卒業シーズンですね。
そんなことを思っていたら、高校時代の先生が言っていたことを思い出しました。
高校1年生だったワタシたちが、「卒業式なんてウチらに関係ないじゃん。立ったり座ったりさせられてウザいんだよね」なんて文句を言っていたときのことでした。

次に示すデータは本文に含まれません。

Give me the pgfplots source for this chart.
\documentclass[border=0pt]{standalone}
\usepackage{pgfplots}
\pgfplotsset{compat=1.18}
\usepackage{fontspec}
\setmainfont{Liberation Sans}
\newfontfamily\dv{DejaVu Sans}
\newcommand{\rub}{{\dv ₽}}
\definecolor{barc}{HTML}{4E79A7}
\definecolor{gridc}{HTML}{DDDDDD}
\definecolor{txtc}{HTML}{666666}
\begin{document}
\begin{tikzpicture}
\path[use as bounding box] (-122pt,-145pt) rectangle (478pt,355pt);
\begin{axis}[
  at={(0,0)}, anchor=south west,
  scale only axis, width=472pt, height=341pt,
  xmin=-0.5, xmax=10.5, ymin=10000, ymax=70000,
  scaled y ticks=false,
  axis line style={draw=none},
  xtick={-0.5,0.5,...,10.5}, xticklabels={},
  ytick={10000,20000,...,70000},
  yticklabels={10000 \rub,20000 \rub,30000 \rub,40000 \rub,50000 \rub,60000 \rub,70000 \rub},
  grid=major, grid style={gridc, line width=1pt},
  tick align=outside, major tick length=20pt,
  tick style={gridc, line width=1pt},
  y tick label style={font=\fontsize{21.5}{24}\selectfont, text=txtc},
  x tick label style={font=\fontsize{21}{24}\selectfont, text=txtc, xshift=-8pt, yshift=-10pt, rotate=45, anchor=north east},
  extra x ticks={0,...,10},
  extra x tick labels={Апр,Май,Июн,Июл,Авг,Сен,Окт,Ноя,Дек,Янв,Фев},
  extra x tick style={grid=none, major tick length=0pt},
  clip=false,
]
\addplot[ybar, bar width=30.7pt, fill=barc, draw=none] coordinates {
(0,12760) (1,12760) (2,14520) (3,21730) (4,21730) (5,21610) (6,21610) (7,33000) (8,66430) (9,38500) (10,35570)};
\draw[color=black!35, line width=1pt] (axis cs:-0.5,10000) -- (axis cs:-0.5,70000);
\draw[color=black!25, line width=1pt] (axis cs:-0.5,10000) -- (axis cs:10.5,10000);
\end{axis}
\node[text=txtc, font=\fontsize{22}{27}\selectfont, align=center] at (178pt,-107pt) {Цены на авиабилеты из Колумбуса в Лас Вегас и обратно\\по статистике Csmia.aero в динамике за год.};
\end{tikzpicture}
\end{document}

「そうだよ、卒業式は卒業生が主役だから、1年生なんて枯れ木の賑わいくらいの存在でしかないよ。」
「私があなたたちにしてほしいことは、卒業生の中に2年後の自分を見つけてほしいってことだ。」
「そんなふうに見ていれば、卒業生一人一人がどんな思いでいるのか想像力も働くだろ。」
そして、卒業式後に教室に戻った私たちに、先生はこんなことを話しました。
「どうでしたか? あいさつやメッセージがたくさんあったけど、やっぱり生徒の言葉はいいね。
覚えてますか、どんな話だったか?
私たちはいろんな話を聞くけど、じゃあ、どんな内容の話だった?と尋ねると、ほとんどの人は覚えてない。
話の細かい内容なんてみんな忘れちゃうものなんだ。
だからこそ、そのときに集中して一所懸命に聞くんだ。
そのときに、感じることを大事にしなきゃ!
そのときそのときの瞬間に感じたものを大事にしなきゃいけない!
そうやって、人間は自分をつくっていくんだよ。
人間はいろんな人の話を聞いて「なるほど」とか「それは嫌だな」とか、いろいろ感じる。
それが大事。ただボーッと考えていても自分の考えはできない。
人の話を聞いて、本を読んで、いろんな経験をして、だんだんと少しずつ、できていくものなんだ。
たとえその内容を忘れてしまっても、自分の中で血肉になっていくものなんだ。
そうやって、あなたという人はつくられていく。」
そうかもしれないと、今ごろ思い出して、うなずいている。